§ **Exercise**: Your copy of the material must match it exactly, except that pictures are dropped.

§ **Supplied material**:
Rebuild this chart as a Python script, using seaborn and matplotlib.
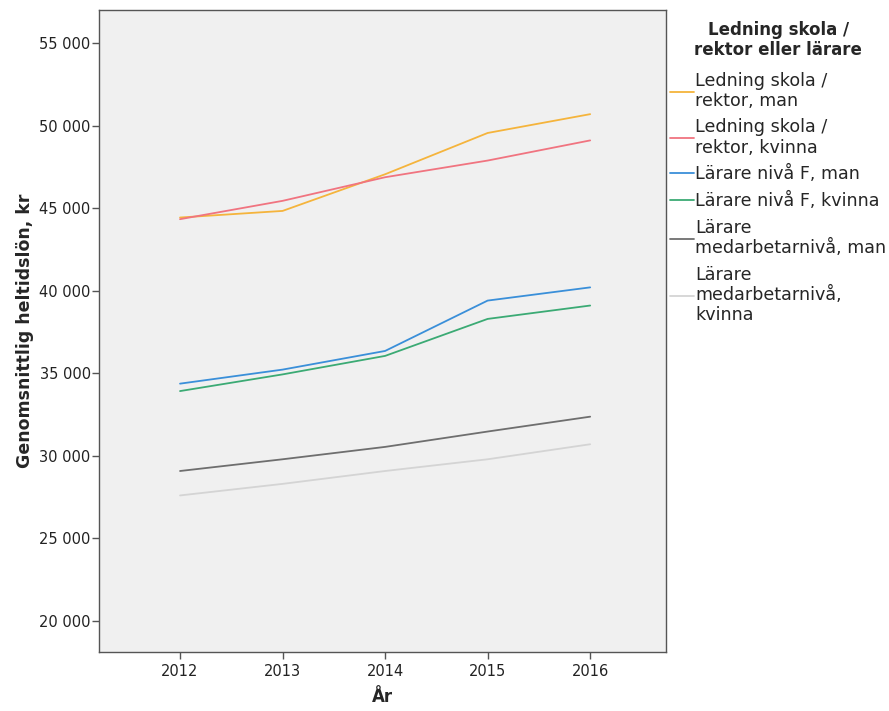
import matplotlib
matplotlib.use("Agg")
import matplotlib.pyplot as plt
import seaborn as sns
import pandas as pd
from matplotlib.ticker import FuncFormatter, FixedLocator

years = [2012, 2013, 2014, 2015, 2016]
groups = [
    "Ledning skola /\nrektor, man",
    "Ledning skola /\nrektor, kvinna",
    "Lärare nivå F, man",
    "Lärare nivå F, kvinna",
    "Lärare\nmedarbetarnivå, man",
    "Lärare\nmedarbetarnivå,\nkvinna",
]
ledning_man = [44430, 44830, 47050, 49550, 50690]
ledning_kvinna = [44330, 45440, 46870, 47880, 49100]
larare_f_man = [34370, 35220, 36350, 39400, 40200]
larare_f_kvinna = [33920, 34930, 36050, 38290, 39100]
larare_med_man = [29080, 29790, 30540, 31470, 32370]
larare_med_kvinna = [27600, 28300, 29080, 29790, 30700]
series = [ledning_man, ledning_kvinna, larare_f_man, larare_f_kvinna,
          larare_med_man, larare_med_kvinna]
colors = ["#F5B43C", "#F07480", "#3A8FD9", "#3BAA74", "#6E6E6E", "#D4D4D4"]
yticks = [20000, 25000, 30000, 35000, 40000, 45000, 50000, 55000]

rows = []
for g, vals in zip(groups, series):
    for yr, v in zip(years, vals):
        rows.append({"År": yr, "lon": v, "grupp": g})
df = pd.DataFrame(rows)

sns.set_style("white")
plt.rcParams["font.family"] = ["DejaVu Sans"]

fig = plt.figure(figsize=(8.89, 7.11), dpi=100)
ax = fig.add_axes([0.1114, 0.083, 0.6378, 0.903])
ax.set_facecolor("#F0F0F0")

sns.lineplot(data=df, x="År", y="lon", hue="grupp", hue_order=groups,
             palette=colors, linewidth=1.3, ax=ax, legend=True)

ax.set_xlim(2011.21, 2016.74)
ax.set_ylim(18120, 57000)
ax.xaxis.set_major_locator(FixedLocator(years))
ax.yaxis.set_major_locator(FixedLocator(yticks))
ax.yaxis.set_major_formatter(FuncFormatter(lambda v, p: f"{int(v):,}".replace(",", " ")))
ax.xaxis.set_major_formatter(FuncFormatter(lambda v, p: f"{int(v)}"))

for s in ax.spines.values():
    s.set_color("#555555")
    s.set_linewidth(1.0)
ax.tick_params(axis="both", which="major", direction="out", length=5, width=1,
               color="#555555", labelsize=10.5, labelcolor="#222222",
               left=True, bottom=True)
ax.tick_params(axis="y", pad=1)
ax.tick_params(axis="x", pad=4)

ax.set_xlabel("År", fontsize=12, fontweight="bold", labelpad=6)
ax.set_ylabel("Genomsnittlig heltidslön, kr", fontsize=12.5, fontweight="bold", labelpad=4)

leg = ax.legend(title="Ledning skola /\nrektor eller lärare", loc="upper left",
                frameon=False, fontsize=12.6,
                title_fontproperties={"weight": "bold", "size": 12},
                handlelength=1.35, handletextpad=0.1, labelspacing=0.5,
                borderaxespad=0.0, borderpad=0.0, alignment="center")
leg.set_bbox_to_anchor((670 / 889, 1 - 21 / 711), transform=fig.transFigure)
leg.get_title().set_multialignment("center")
leg.get_title().set_linespacing(1.15)
for t in leg.get_texts():
    t.set_linespacing(1.15)
for line in leg.get_lines():
    line.set_linewidth(1.3)
leg._legend_box.sep = 9

fig.savefig("out.png", dpi=100)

§ **Expected answer**:
Rebuild this chart as a Python script, using seaborn and matplotlib.
import matplotlib
matplotlib.use("Agg")
import matplotlib.pyplot as plt
import seaborn as sns
import pandas as pd
from matplotlib.ticker import FuncFormatter, FixedLocator

years = [2012, 2013, 2014, 2015, 2016]
groups = [
    "Ledning skola /\nrektor, man",
    "Ledning skola /\nrektor, kvinna",
    "Lärare nivå F, man",
    "Lärare nivå F, kvinna",
    "Lärare\nmedarbetarnivå, man",
    "Lärare\nmedarbetarnivå,\nkvinna",
]
ledning_man = [44430, 44830, 47050, 49550, 50690]
ledning_kvinna = [44330, 45440, 46870, 47880, 49100]
larare_f_man = [34370, 35220, 36350, 39400, 40200]
larare_f_kvinna = [33920, 34930, 36050, 38290, 39100]
larare_med_man = [29080, 29790, 30540, 31470, 32370]
larare_med_kvinna = [27600, 28300, 29080, 29790, 30700]
series = [ledning_man, ledning_kvinna, larare_f_man, larare_f_kvinna,
          larare_med_man, larare_med_kvinna]
colors = ["#F5B43C", "#F07480", "#3A8FD9", "#3BAA74", "#6E6E6E", "#D4D4D4"]
yticks = [20000, 25000, 30000, 35000, 40000, 45000, 50000, 55000]

rows = []
for g, vals in zip(groups, series):
    for yr, v in zip(years, vals):
        rows.append({"År": yr, "lon": v, "grupp": g})
df = pd.DataFrame(rows)

sns.set_style("white")
plt.rcParams["font.family"] = ["DejaVu Sans"]

fig = plt.figure(figsize=(8.89, 7.11), dpi=100)
ax = fig.add_axes([0.1114, 0.083, 0.6378, 0.903])
ax.set_facecolor("#F0F0F0")

sns.lineplot(data=df, x="År", y="lon", hue="grupp", hue_order=groups,
             palette=colors, linewidth=1.3, ax=ax, legend=True)

ax.set_xlim(2011.21, 2016.74)
ax.set_ylim(18120, 57000)
ax.xaxis.set_major_locator(FixedLocator(years))
ax.yaxis.set_major_locator(FixedLocator(yticks))
ax.yaxis.set_major_formatter(FuncFormatter(lambda v, p: f"{int(v):,}".replace(",", " ")))
ax.xaxis.set_major_formatter(FuncFormatter(lambda v, p: f"{int(v)}"))

for s in ax.spines.values():
    s.set_color("#555555")
    s.set_linewidth(1.0)
ax.tick_params(axis="both", which="major", direction="out", length=5, width=1,
               color="#555555", labelsize=10.5, labelcolor="#222222",
               left=True, bottom=True)
ax.tick_params(axis="y", pad=1)
ax.tick_params(axis="x", pad=4)

ax.set_xlabel("År", fontsize=12, fontweight="bold", labelpad=6)
ax.set_ylabel("Genomsnittlig heltidslön, kr", fontsize=12.5, fontweight="bold", labelpad=4)

leg = ax.legend(title="Ledning skola /\nrektor eller lärare", loc="upper left",
                frameon=False, fontsize=12.6,
                title_fontproperties={"weight": "bold", "size": 12},
                handlelength=1.35, handletextpad=0.1, labelspacing=0.5,
                borderaxespad=0.0, borderpad=0.0, alignment="center")
leg.set_bbox_to_anchor((670 / 889, 1 - 21 / 711), transform=fig.transFigure)
leg.get_title().set_multialignment("center")
leg.get_title().set_linespacing(1.15)
for t in leg.get_texts():
    t.set_linespacing(1.15)
for line in leg.get_lines():
    line.set_linewidth(1.3)
leg._legend_box.sep = 9

fig.savefig("out.png", dpi=100)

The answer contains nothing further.